Extract, exactly, the lines from the line containing "Emit a Python" to the line containing "from bokeh.resources import INLINE", with both lines included and any pictures left out.

******

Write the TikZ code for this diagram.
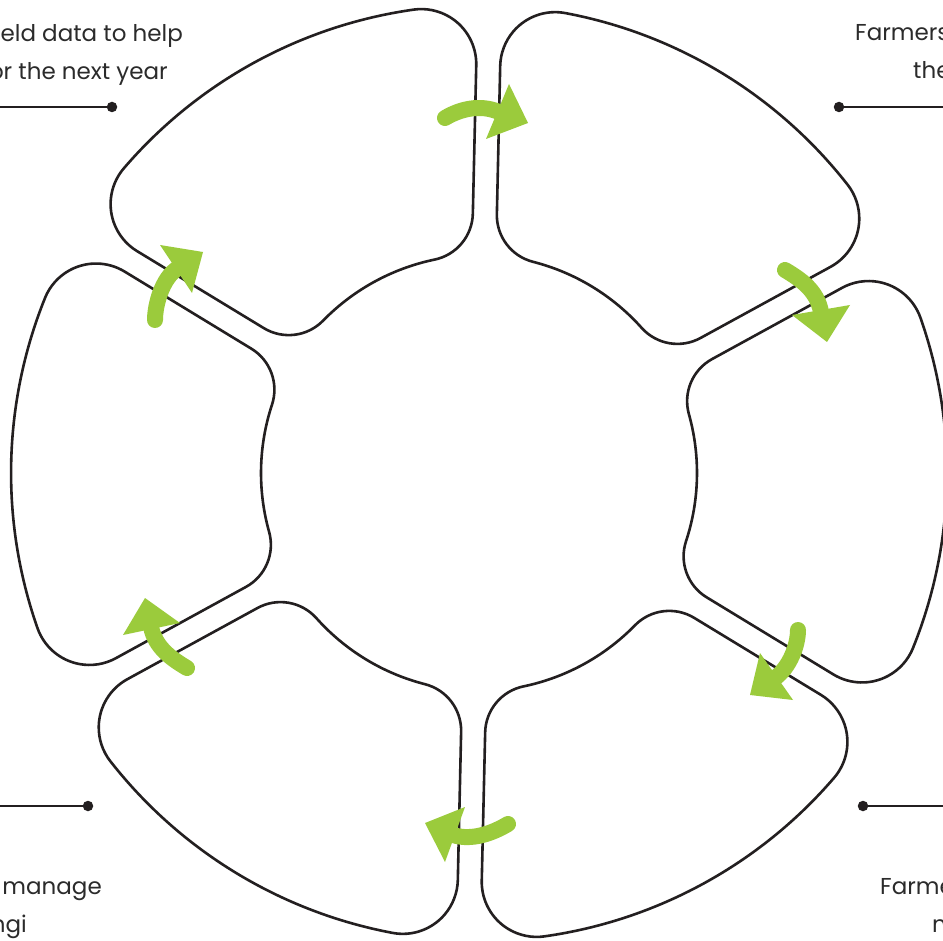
\documentclass[tikz,border=0pt]{standalone}
\usepackage{fontspec}
\setmainfont{Poppins}
\definecolor{ink}{HTML}{231F20}
\definecolor{txt}{HTML}{2B2B2B}
\definecolor{leaf}{HTML}{9BCB3C}
\tikzset{
  piece/.style={draw=ink, line width=2.6pt, line join=round},
  shaft/.style={draw=leaf, line width=16pt, line cap=round},
  head/.style={fill=leaf},
  leader/.style={draw=ink, line width=2.9pt},
  dot/.style={circle, fill=ink, inner sep=0pt, minimum size=10.5pt},
  lbl/.style={text=txt, font=\fontsize{23}{38}\selectfont, inner sep=0pt}
}
\newcommand\ringpiece[1]{%
  \draw[piece, rotate=#1] (-20.67:468) arc[start angle=-20.67, end angle=20.67, radius=468]
    arc[start angle=20.67, end angle=120, radius=55]
    -- (230.43,119.18)
    arc[start angle=120, end angle=196.96, radius=48]
    arc[start angle=16.96, end angle=-16.96, radius=218]
    arc[start angle=163.04, end angle=240, radius=48]
    -- (358.93,-193.38)
    arc[start angle=240, end angle=339.33, radius=55]
    -- cycle;}
\begin{document}
\begin{tikzpicture}[x=1pt,y=1pt]
\useasboundingbox[fill=white] (0,0) rectangle (943,-941);
% ring of six pieces
\begin{scope}[shift={(479,-473)}, rotate=-1.3]
  \ringpiece{0}
  \ringpiece{60}
  \ringpiece{120}
  \ringpiece{180}
  \ringpiece{240}
  \ringpiece{300}
\end{scope}
% green arrows
\coordinate (a1t) at (445,-118); \coordinate (a1b) at (499,-112);
\draw[shaft] (a1t) .. controls (460,-109) and (480,-104) .. (a1b);
\fill[head] (509,-84) -- (528,-123) -- (486,-139) -- cycle;
\coordinate (a2t) at (785,-270); \coordinate (a2b) at (821,-312);
\draw[shaft] (a2t) .. controls (800,-279) and (817,-290) .. (a2b);
\fill[head] (792,-315) -- (850,-305) -- (827,-342) -- cycle;
\coordinate (a3t) at (798,-630); \coordinate (a3b) at (775,-678);
\draw[shaft] (a3t) .. controls (798,-645) and (790,-667) .. (a3b);
\fill[head] (760,-653) -- (750,-695) -- (793,-700) -- cycle;
\coordinate (a4t) at (508,-824); \coordinate (a4b) at (453,-835);
\draw[shaft] (a4t) .. controls (493,-833) and (472,-841) .. (a4b);
\fill[head] (465,-807) -- (425,-823) -- (445,-862) -- cycle;
\coordinate (a5t) at (187,-668); \coordinate (a5b) at (151,-627);
\draw[shaft] (a5t) .. controls (172,-659) and (155.5,-648) .. (a5b);
\fill[head] (145,-598) -- (123,-635) -- (180,-623) -- cycle;
\coordinate (a6t) at (155,-320); \coordinate (a6b) at (178,-268);
\draw[shaft] (a6t) .. controls (155,-305) and (162,-278) .. (a6b);
\fill[head] (160,-245) -- (203,-252) -- (192,-293) -- cycle;
% leaders
\coordinate (tlEnd) at (0,-107);
\node[dot] (tlDot) at (112,-107) {};
\draw[leader] (tlEnd) -- (tlDot);
\coordinate (trEnd) at (943,-107);
\node[dot] (trDot) at (839,-107) {};
\draw[leader] (trDot) -- (trEnd);
\coordinate (blEnd) at (0,-806);
\node[dot] (blDot) at (88,-806) {};
\draw[leader] (blEnd) -- (blDot);
\coordinate (brEnd) at (943,-806);
\node[dot] (brDot) at (863,-806) {};
\draw[leader] (brDot) -- (brEnd);
% labels
\node[lbl, anchor=base east] (tl1) at (183,-42) {eld data to help};
\node[lbl, anchor=base east] (tl2) at (168,-80) {or the next year};
\node[lbl, anchor=base west] (tr1) at (855,-41) {Farmers};
\node[lbl, anchor=base west] (tr2) at (913,-79) {the};
\node[lbl, anchor=base east] (bl1) at (102,-894) {manage};
\node[lbl, anchor=base east] (bl2) at (27,-932) {ngi};
\node[lbl, anchor=base west] (br1) at (880,-894) {Farme};
\node[lbl, anchor=base west] (br2) at (932,-932) {n};
\end{tikzpicture}
\end{document}
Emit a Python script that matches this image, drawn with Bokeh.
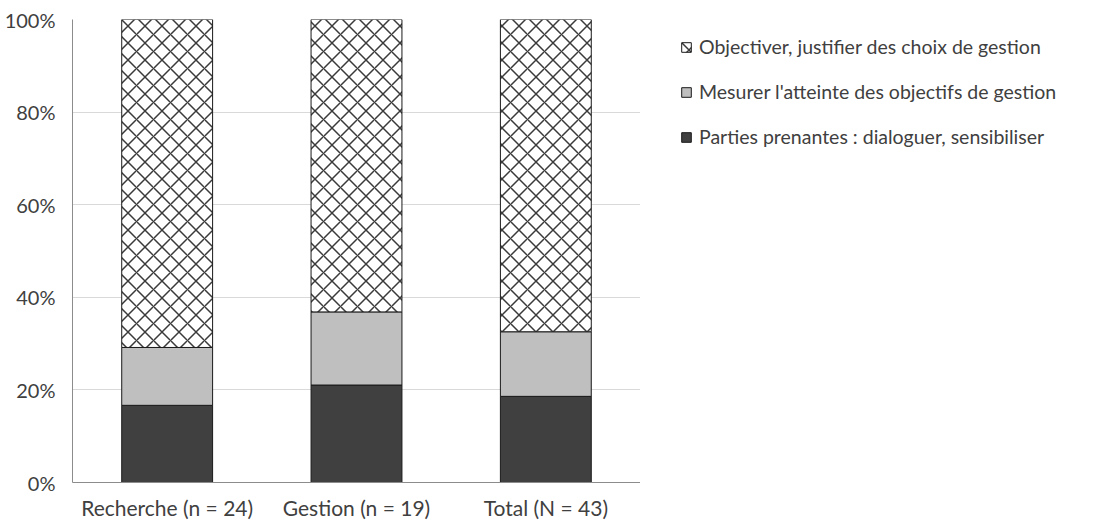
from bokeh.plotting import figure
from bokeh.layouts import row
from bokeh.models import Legend, LegendItem, NumeralTickFormatter, FixedTicker, Range1d
from bokeh.embed import file_html
from bokeh.resources import INLINE

categories = ["Recherche (n = 24)", "Gestion (n = 19)", "Total (N = 43)"]
parties = [4 / 24, 4 / 19, 8 / 43]
mesurer = [3 / 24, 3 / 19, 6 / 43]
objectiver = [17 / 24, 12 / 19, 29 / 43]
series_names = ["Parties prenantes : dialoguer, sensibiliser",
                "Mesurer l'atteinte des objectifs de gestion",
                "Objectiver, justifier des choix de gestion"]
y_ticks = [0, 0.2, 0.4, 0.6, 0.8, 1.0]

FONT = "Lato"
TXT = "#404040"
H = 523

p = figure(x_range=categories, y_range=Range1d(0, 1), width=640, height=H,
           output_backend="svg", toolbar_location=None,
           min_border_left=72, min_border_top=19, min_border_bottom=41, min_border_right=0)
p.outline_line_color = None

b1 = [0, 0, 0]
t1 = parties
b2 = t1
t2 = [a + b for a, b in zip(t1, mesurer)]
b3 = t2
t3 = [a + b for a, b in zip(t2, objectiver)]

styles = [dict(fill_color="#404040", line_color="#1a1a1a", line_width=1),
          dict(fill_color="#bfbfbf", line_color="#1a1a1a", line_width=1),
          dict(fill_color="white", line_color="#1a1a1a", line_width=1, hatch_pattern="x",
               hatch_color="#3a3a3a", hatch_scale=17, hatch_weight=1.5)]

p.vbar(x=categories, bottom=b1, top=t1, width=0.48, **styles[0])
p.vbar(x=categories, bottom=b2, top=t2, width=0.48, **styles[1])
p.vbar(x=categories, bottom=b3, top=t3, width=0.48, **styles[2])

p.yaxis.ticker = FixedTicker(ticks=y_ticks)
p.yaxis.formatter = NumeralTickFormatter(format="0%")
p.ygrid.ticker = FixedTicker(ticks=y_ticks)
p.ygrid.grid_line_color = "#d9d9d9"
p.ygrid.grid_line_width = 1
p.xgrid.grid_line_color = None

for ax in (p.xaxis, p.yaxis):
    ax.axis_line_color = "#8c8c8c"
    ax.major_tick_line_color = None
    ax.minor_tick_line_color = None
    ax.major_tick_out = 0
    ax.major_tick_in = 0
    ax.axis_label_standoff = 0
    ax.major_label_text_font = FONT
    ax.major_label_text_color = TXT
p.yaxis.major_label_text_font_size = "20px"
p.xaxis.major_label_text_font_size = "21px"
p.xaxis.major_label_text_line_height = 1.0
p.yaxis.major_label_standoff = 17
p.xaxis.major_label_standoff = 12

# legend-only panel to the right
q = figure(width=437, height=H, x_range=Range1d(0, 1), y_range=Range1d(0, 1),
           output_backend="svg", toolbar_location=None,
           min_border_left=0, min_border_right=0, min_border_top=12, min_border_bottom=0)
q.axis.visible = False
q.grid.visible = False
q.outline_line_color = None
rs = [q.vbar(x=[5], top=[0.5], width=0.5, **s) for s in styles]

legend = Legend(items=[LegendItem(label=series_names[2], renderers=[rs[2]]),
                       LegendItem(label=series_names[1], renderers=[rs[1]]),
                       LegendItem(label=series_names[0], renderers=[rs[0]])],
                border_line_color=None, background_fill_alpha=0,
                label_text_font=FONT, label_text_font_size="19.5px", label_text_color=TXT,
                glyph_width=12, glyph_height=12, spacing=22, label_standoff=7,
                padding=0, margin=0, location=(40, 334))
legend.label_height = 22
q.add_layout(legend, "center")

open("out.html", "w").write(file_html(row(p, q), INLINE))
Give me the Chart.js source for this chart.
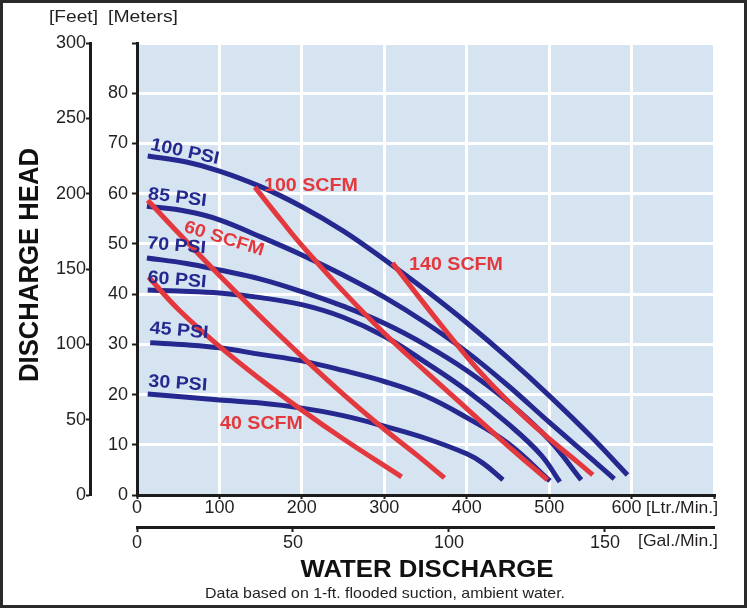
<!DOCTYPE html>
<html>
<head>
<meta charset="utf-8">
<title>Discharge Head / Water Discharge</title>
<script src="https://cdn.jsdelivr.net/npm/chart.js@4.4.1/dist/chart.umd.min.js"></script>
<style>
  html, body { margin: 0; padding: 0; background: #fff; }
  #wrap { position: relative; width: 750px; height: 612px; }
</style>
</head>
<body>
<div id="wrap"><canvas id="pumpCurveChart"></canvas></div>
<script>
// flow in Ltr./Min., head in meters
const psi100Flow = [13, 60, 100, 150, 200, 250, 300, 350, 400, 450, 500, 550, 595];
const psi100Head = [67.5, 66.3, 64.5, 61.4, 57.4, 52.6, 46.9, 40.8, 34.3, 27.3, 19.8, 11.8, 4.0];

const psi85Flow = [12, 60, 100, 150, 200, 250, 300, 350, 400, 450, 500, 550, 579];
const psi85Head = [57.5, 56.5, 54.8, 51.4, 47.8, 43.8, 39.4, 34.3, 28.5, 21.8, 14.5, 7.4, 3.2];

const psi70Flow = [12, 60, 100, 150, 200, 250, 300, 350, 400, 450, 500, 539];
const psi70Head = [47.2, 46.1, 44.8, 43.0, 40.5, 37.6, 34.2, 29.9, 24.8, 18.6, 11.0, 3.0];

const psi60Flow = [13, 50, 100, 150, 200, 250, 300, 350, 400, 450, 490, 513];
const psi60Head = [40.8, 40.6, 40.2, 39.3, 37.9, 35.4, 31.6, 26.4, 20.8, 14.2, 8.0, 2.6];

const psi45Flow = [16, 60, 100, 150, 200, 250, 300, 350, 400, 450, 501];
const psi45Head = [30.3, 29.9, 29.3, 28.0, 26.7, 24.8, 22.6, 19.7, 15.4, 10.3, 2.8];

const psi30Flow = [13, 50, 100, 150, 200, 250, 300, 350, 400, 420, 444];
const psi30Head = [20.1, 19.6, 18.9, 18.3, 17.3, 15.8, 13.7, 11.3, 8.2, 6.3, 3.0];

const scfm40Flow = [14, 50, 100, 150, 200, 250, 321];
const scfm40Head = [43.4, 37.0, 29.6, 23.0, 16.9, 11.2, 3.6];

const scfm60Flow = [13, 50, 100, 150, 200, 250, 300, 340, 373];
const scfm60Head = [58.7, 52.2, 43.7, 35.5, 27.6, 20.1, 13.1, 7.9, 3.4];

const scfm100Flow = [143, 175, 200, 250, 300, 350, 400, 450, 498];
const scfm100Head = [61.3, 54.7, 49.7, 40.6, 32.2, 24.6, 17.2, 9.8, 3.0];

const scfm140Flow = [310, 335, 375, 415, 455, 495, 535, 553];
const scfm140Head = [46.2, 40.9, 32.6, 24.7, 17.9, 11.9, 6.5, 4.0];

// axis ranges
const ltrMax = 700;
const meterMax = 90;
const feetMax = 300;
const litresPerGallon = 3.785;

const blueLine = "#25298f";
const redLine = "#e3393e";
const axisColor = "#1c1c1c";
const textColor = "#231f20";

// curve captions, placed in data units (flow, head)
const curveLabels = [
  { text: "100 PSI", flow: 58, head: 68.3, angle: 12, color: blueLine },
  { text: "85 PSI", flow: 49, head: 59.2, angle: 7, color: blueLine },
  { text: "70 PSI", flow: 48, head: 49.6, angle: 5, color: blueLine },
  { text: "60 PSI", flow: 48.5, head: 42.8, angle: 5, color: blueLine },
  { text: "45 PSI", flow: 51, head: 32.7, angle: 5, color: blueLine },
  { text: "30 PSI", flow: 49.5, head: 22.2, angle: 4, color: blueLine },
  { text: "100 SCFM", flow: 211, head: 61.6, angle: 0, color: redLine },
  { text: "60 SCFM", flow: 105.5, head: 51.0, angle: 17, color: redLine },
  { text: "140 SCFM", flow: 387, head: 45.7, angle: 0, color: redLine },
  { text: "40 SCFM", flow: 151, head: 14.1, angle: 0, color: redLine },
];

function toPoints(flow, head) {
  return flow.map((f, i) => ({ x: f, y: head[i] }));
}

function curve(flow, head, color) {
  return {
    data: toPoints(flow, head),
    borderColor: color,
    borderWidth: 5,
    borderCapStyle: "butt",
    pointRadius: 0,
    fill: false,
    tension: 0.4,
  };
}

// text helper: squeeze/stretch horizontally to a target width
function drawText(ctx, text, x, y, font, color, opts) {
  opts = opts || {};
  ctx.save();
  ctx.font = font;
  ctx.fillStyle = color;
  ctx.textAlign = opts.align || "center";
  ctx.textBaseline = "middle";
  ctx.translate(x, y);
  ctx.rotate(((opts.angle || 0) * Math.PI) / 180);
  let sx = opts.stretch || 1;
  if (opts.width) {
    sx = opts.width / ctx.measureText(text).width;
  }
  ctx.scale(sx, 1);
  ctx.fillText(text, 0, 0);
  ctx.restore();
}

const plotBackground = {
  id: "plotBackground",
  beforeDraw(chart) {
    const { ctx, chartArea } = chart;
    ctx.save();
    ctx.fillStyle = "#d6e4f1";
    ctx.fillRect(
      chartArea.left,
      chartArea.top + 2,
      chartArea.right - chartArea.left,
      chartArea.bottom - chartArea.top - 2
    );
    ctx.restore();
  },
};

const chartText = {
  id: "chartText",
  afterDraw(chart) {
    const ctx = chart.ctx;
    const xs = chart.scales.x;
    const ys = chart.scales.y;
    const unitFont = "17px 'Liberation Sans', Arial, sans-serif";
    const boldFont = "bold 18px 'Liberation Sans', Arial, sans-serif";

    // curve captions
    curveLabels.forEach((lab) => {
      drawText(
        ctx,
        lab.text,
        xs.getPixelForValue(lab.flow),
        ys.getPixelForValue(lab.head),
        boldFont,
        lab.color,
        { angle: lab.angle, stretch: 1.09 }
      );
    });

    // unit captions
    drawText(ctx, "[Feet]", 73.5, 17, unitFont, textColor, { width: 49 });
    drawText(ctx, "[Meters]", 143, 17, unitFont, textColor, { width: 70 });
    drawText(ctx, "[Ltr./Min.]", 682, 508, unitFont, textColor, { width: 72 });
    drawText(ctx, "[Gal./Min.]", 678, 541, unitFont, textColor, { width: 80 });

    // axis titles
    drawText(
      ctx,
      "DISCHARGE HEAD",
      31,
      265,
      "bold 27px 'Liberation Sans', Arial, sans-serif",
      "#111",
      { angle: -90, width: 234 }
    );
    drawText(
      ctx,
      "WATER DISCHARGE",
      427,
      570,
      "bold 24px 'Liberation Sans', Arial, sans-serif",
      "#111",
      { width: 253 }
    );
    drawText(
      ctx,
      "Data based on 1-ft. flooded suction, ambient water.",
      385,
      594,
      "15px 'Liberation Sans', Arial, sans-serif",
      textColor,
      { width: 360 }
    );

    // outer frame
    ctx.save();
    ctx.strokeStyle = "#2a2a2a";
    ctx.lineWidth = 3;
    ctx.strokeRect(1.5, 1.5, 744, 605);
    ctx.restore();
  },
};

document.addEventListener("DOMContentLoaded", function () {
  Chart.defaults.font.family = "'Liberation Sans', Arial, sans-serif";
  Chart.defaults.color = textColor;

  const pumpCurveCtx = document.getElementById("pumpCurveChart");

  const tickFont = { size: 18 };
  const border = { color: axisColor, width: 3, z: 1 };

  new Chart(pumpCurveCtx, {
    type: "line",
    data: {
      datasets: [
        // air consumption curves first so they sit on top
        curve(scfm40Flow, scfm40Head, redLine),
        curve(scfm60Flow, scfm60Head, redLine),
        curve(scfm100Flow, scfm100Head, redLine),
        curve(scfm140Flow, scfm140Head, redLine),
        curve(psi30Flow, psi30Head, blueLine),
        curve(psi45Flow, psi45Head, blueLine),
        curve(psi60Flow, psi60Head, blueLine),
        curve(psi70Flow, psi70Head, blueLine),
        curve(psi85Flow, psi85Head, blueLine),
        curve(psi100Flow, psi100Head, blueLine),
      ],
    },
    options: {
      responsive: true,
      maintainAspectRatio: false,
      animation: false,
      events: [],
      layout: {
        padding: { top: 43, right: 36, bottom: 0, left: 0 },
      },
      plugins: {
        legend: { display: false },
        tooltip: { enabled: false },
      },
      scales: {
        x: {
          type: "linear",
          position: "bottom",
          min: 0,
          max: ltrMax,
          afterFit: (scale) => {
            scale.height = 32;
          },
          ticks: {
            stepSize: 100,
            font: tickFont,
            padding: -2,
            maxRotation: 0,
            // last labelled tick sits a little left, next to the unit caption
            callback: (v) => (v === ltrMax ? "" : v === 600 ? "600  " : v),
          },
          grid: {
            color: "#ffffff",
            lineWidth: 3,
            tickColor: axisColor,
            tickWidth: 2,
            tickLength: 4,
          },
          border: border,
        },
        xGal: {
          type: "linear",
          position: "bottom",
          weight: 1,
          min: 0,
          max: ltrMax / litresPerGallon,
          afterFit: (scale) => {
            scale.height = 85;
          },
          ticks: {
            stepSize: 50,
            includeBounds: false,
            font: tickFont,
            padding: 0,
            maxRotation: 0,
          },
          grid: {
            drawOnChartArea: false,
            tickLength: 5,
            tickWidth: 2,
            tickColor: axisColor,
          },
          border: border,
        },
        y: {
          type: "linear",
          position: "left",
          min: 0,
          max: meterMax,
          afterFit: (scale) => {
            scale.width = 47;
          },
          ticks: {
            stepSize: 10,
            font: tickFont,
            padding: 4,
            callback: (v) => (v === meterMax ? "" : v),
          },
          grid: {
            color: (c) =>
              c.tick && c.tick.value === 0 ? "rgba(0,0,0,0)" : "#ffffff",
            lineWidth: 3,
            tickColor: axisColor,
            tickWidth: 2,
            tickLength: 5,
          },
          border: border,
        },
        yFeet: {
          type: "linear",
          position: "left",
          weight: 1,
          min: 0,
          max: feetMax,
          afterFit: (scale) => {
            scale.width = 90;
          },
          ticks: {
            stepSize: 50,
            font: tickFont,
            padding: 0,
          },
          grid: {
            drawOnChartArea: false,
            tickColor: axisColor,
            tickWidth: 2,
            tickLength: 4,
          },
          border: border,
        },
      },
    },
    plugins: [plotBackground, chartText],
  });
});
</script>
</body>
</html>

******

[COMPLETED TASK]
Emit a Python script that matches this image, drawn with Bokeh.
from bokeh.plotting import figure
from bokeh.layouts import row
from bokeh.models import Legend, LegendItem, NumeralTickFormatter, FixedTicker, Range1d
from bokeh.embed import file_html
from bokeh.resources import INLINE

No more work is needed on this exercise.